A workgroup is scheduled to a single SM/CU for its lifetime while active, but a workgroup may be split across multiple SMs over time if the runtime re-schedules (e.g., after preemption or context switch).
- Practically, code semantics assume the workgroup runs on a single SM until completion.
Size: arbitrary (within hardware limits), e.g., local_size_x = 256 .
Purpose: group of threads that:
- Can share shared memory / LDS .
- Can synchronize using barrier() calls.
Hardware: The entire workgroup runs within one SM/CU (so they can share its on-chip memory).
Example:
- If you set local_size_x = 256 , that’s 256 threads in the workgroup.
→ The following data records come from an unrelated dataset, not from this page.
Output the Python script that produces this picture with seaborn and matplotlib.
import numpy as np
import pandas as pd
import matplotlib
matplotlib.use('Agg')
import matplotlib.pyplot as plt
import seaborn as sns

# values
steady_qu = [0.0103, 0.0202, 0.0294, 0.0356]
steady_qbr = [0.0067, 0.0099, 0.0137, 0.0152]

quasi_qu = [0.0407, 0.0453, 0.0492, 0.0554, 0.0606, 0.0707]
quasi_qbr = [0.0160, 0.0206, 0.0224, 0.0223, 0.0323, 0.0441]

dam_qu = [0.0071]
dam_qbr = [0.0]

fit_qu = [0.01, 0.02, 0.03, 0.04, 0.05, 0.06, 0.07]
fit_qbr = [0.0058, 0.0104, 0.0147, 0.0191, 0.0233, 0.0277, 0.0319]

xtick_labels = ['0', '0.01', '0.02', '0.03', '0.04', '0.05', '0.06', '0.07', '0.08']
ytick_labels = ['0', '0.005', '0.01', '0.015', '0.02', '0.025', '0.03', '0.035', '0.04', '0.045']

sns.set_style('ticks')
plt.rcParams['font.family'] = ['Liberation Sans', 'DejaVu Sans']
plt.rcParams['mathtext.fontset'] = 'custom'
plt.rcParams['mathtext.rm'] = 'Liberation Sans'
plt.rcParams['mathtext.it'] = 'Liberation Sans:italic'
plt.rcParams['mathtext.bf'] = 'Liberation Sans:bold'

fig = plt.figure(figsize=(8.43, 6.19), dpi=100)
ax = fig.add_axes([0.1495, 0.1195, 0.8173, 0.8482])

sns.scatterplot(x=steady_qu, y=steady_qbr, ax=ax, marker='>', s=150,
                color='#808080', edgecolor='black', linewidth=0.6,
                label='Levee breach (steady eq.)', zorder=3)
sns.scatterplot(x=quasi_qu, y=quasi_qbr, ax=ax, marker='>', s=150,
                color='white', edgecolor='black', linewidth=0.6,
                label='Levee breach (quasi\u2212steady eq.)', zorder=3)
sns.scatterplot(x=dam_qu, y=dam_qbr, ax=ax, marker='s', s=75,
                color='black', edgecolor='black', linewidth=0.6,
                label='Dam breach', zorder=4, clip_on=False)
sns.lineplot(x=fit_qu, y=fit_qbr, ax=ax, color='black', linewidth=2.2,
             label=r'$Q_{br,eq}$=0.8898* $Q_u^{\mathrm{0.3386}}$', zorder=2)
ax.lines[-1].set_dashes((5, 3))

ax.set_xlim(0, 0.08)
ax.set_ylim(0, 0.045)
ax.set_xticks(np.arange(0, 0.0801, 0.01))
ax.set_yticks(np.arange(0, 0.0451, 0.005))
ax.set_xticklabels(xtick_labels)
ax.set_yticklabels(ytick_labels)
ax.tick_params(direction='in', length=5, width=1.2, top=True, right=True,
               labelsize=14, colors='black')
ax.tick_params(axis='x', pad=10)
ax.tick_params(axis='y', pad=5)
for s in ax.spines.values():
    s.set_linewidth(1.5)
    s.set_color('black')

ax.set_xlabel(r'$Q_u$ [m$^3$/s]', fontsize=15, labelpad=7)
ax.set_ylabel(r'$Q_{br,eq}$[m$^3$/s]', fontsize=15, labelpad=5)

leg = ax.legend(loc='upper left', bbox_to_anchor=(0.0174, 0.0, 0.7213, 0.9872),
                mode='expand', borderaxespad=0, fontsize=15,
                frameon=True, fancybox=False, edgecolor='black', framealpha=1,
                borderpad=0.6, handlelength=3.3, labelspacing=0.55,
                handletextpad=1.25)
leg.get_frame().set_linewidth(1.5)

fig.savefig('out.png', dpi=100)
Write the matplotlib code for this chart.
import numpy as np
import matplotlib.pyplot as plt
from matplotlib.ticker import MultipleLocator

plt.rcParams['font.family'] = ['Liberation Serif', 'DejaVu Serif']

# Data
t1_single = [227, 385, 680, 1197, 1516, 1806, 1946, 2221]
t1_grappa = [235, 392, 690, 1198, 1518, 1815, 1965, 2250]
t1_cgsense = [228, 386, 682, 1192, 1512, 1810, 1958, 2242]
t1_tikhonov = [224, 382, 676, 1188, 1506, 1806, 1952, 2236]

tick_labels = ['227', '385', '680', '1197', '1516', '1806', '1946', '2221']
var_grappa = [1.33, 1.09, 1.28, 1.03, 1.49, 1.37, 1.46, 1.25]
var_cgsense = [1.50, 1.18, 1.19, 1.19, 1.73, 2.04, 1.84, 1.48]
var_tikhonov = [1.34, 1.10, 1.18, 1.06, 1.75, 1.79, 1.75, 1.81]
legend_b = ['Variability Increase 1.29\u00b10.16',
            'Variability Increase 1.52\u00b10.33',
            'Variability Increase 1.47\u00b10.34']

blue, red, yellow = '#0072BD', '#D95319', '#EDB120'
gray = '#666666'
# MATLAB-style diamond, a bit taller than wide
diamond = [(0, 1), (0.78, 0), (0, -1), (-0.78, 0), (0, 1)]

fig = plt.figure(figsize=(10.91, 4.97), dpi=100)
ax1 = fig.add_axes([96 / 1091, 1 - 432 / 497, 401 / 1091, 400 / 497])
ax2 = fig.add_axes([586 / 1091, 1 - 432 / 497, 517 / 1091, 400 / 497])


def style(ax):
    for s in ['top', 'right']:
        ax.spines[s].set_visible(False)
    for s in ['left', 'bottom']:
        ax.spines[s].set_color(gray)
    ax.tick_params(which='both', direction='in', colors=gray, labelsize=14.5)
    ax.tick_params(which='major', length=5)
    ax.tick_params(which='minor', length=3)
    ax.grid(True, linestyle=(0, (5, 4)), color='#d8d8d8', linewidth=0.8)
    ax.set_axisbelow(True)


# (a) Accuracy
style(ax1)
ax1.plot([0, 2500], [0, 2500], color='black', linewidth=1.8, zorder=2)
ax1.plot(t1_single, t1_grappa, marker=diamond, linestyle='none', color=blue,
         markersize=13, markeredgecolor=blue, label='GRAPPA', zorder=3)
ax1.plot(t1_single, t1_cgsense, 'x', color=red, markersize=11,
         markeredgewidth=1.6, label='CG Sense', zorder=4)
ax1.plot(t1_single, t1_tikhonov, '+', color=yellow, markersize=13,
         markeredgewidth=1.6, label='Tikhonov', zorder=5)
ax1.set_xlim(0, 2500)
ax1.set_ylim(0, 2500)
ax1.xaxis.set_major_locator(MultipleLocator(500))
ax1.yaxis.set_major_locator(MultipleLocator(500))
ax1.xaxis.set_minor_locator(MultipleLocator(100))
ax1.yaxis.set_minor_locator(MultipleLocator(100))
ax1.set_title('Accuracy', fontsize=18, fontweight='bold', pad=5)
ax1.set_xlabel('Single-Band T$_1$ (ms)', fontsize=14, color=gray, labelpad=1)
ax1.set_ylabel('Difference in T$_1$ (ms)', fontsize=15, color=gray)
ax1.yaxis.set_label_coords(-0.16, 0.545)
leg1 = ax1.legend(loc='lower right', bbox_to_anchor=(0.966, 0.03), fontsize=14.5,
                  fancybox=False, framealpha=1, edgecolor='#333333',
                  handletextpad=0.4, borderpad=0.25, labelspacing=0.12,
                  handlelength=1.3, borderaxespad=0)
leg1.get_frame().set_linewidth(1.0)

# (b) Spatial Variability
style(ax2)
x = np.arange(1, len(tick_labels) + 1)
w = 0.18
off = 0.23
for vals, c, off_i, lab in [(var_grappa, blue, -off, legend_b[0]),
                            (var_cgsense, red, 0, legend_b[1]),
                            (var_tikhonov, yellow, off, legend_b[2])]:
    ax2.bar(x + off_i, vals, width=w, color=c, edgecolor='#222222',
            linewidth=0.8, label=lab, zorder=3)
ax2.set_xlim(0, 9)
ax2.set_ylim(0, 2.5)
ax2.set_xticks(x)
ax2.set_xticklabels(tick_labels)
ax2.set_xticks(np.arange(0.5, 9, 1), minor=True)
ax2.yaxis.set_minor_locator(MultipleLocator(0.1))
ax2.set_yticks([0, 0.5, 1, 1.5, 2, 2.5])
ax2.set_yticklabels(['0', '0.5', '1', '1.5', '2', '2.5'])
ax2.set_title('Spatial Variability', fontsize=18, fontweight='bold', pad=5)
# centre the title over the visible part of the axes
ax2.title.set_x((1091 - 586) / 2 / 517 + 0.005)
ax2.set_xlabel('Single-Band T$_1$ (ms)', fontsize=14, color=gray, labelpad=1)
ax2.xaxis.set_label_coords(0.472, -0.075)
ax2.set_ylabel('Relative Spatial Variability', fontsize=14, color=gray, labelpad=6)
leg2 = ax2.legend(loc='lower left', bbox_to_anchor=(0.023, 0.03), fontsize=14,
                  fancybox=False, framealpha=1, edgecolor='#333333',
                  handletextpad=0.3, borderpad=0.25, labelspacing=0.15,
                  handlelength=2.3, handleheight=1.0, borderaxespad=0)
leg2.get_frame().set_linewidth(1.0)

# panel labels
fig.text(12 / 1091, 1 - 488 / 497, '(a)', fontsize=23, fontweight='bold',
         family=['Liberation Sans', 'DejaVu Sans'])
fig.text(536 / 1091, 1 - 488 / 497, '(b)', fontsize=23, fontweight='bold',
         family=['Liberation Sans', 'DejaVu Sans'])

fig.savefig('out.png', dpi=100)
Subgroup (API Abstraction)
- Subset of threads in a workgroup that maps to a warp/wave (e.g., 32 threads).
- Enables warp-level operations (shuffles, reductions) without shared memory .
- Exposed in Vulkan/OpenCL; size is queried at runtime.

SM = Streaming Multiprocessor (NVIDIA terminology).
CU = Compute Unit (AMD terminology).
Hardware block that runs multiple warps/waves.
This is the fundamental hardware block that executes shader threads.
Has per-SM caches and shared memory.
- Registers (not shared between SMs).
- Shared memory (LDS).
- L1 cache (per-SM).
- Implication: If one SM’s L1 cache is filled with certain data, another SM won’t see it — coherence happens at L2.
Resource Partitioning :
- Fixed registers/thread (e.g., 255 regs/thread on NVIDIA Ampere).
- Shared memory configurable (e.g., 64–164 KB on NVIDIA).
Concurrent Execution :
- Runs multiple warps/waves simultaneously (e.g., 64 warps/SM on NVIDIA).
- Hides latency via zero-cost warp switching.
Each SM/CU has :
- Its own set of registers (private to threads assigned to it).
- Its own shared memory / LDS (Local Data Store), accessible to all threads in a workgroup.
- Access to L1 cache and special-function units (SFUs).
Vulkan equivalent: A workgroup in a compute shader runs entirely within one SM/CU.

A group of SMs/CUs that may share intermediate caches or specialized hardware.
NVIDIA :
- "Texture Processing Cluster" (TPC) or "Graphics Processing Cluster" (GPC)
- Groups 2–8 SMs sharing raster/tessellation units.
AMD :
- "Shader Array" (SA) in RDNA
- Uses “Shader Array” or “Workgroup Processor” as a cluster-like grouping.
- Groups 2 CUs sharing instruction cache/ray accelerators.
Shared at cluster level: Sometimes texture units, geometry units, or a shared instruction cache.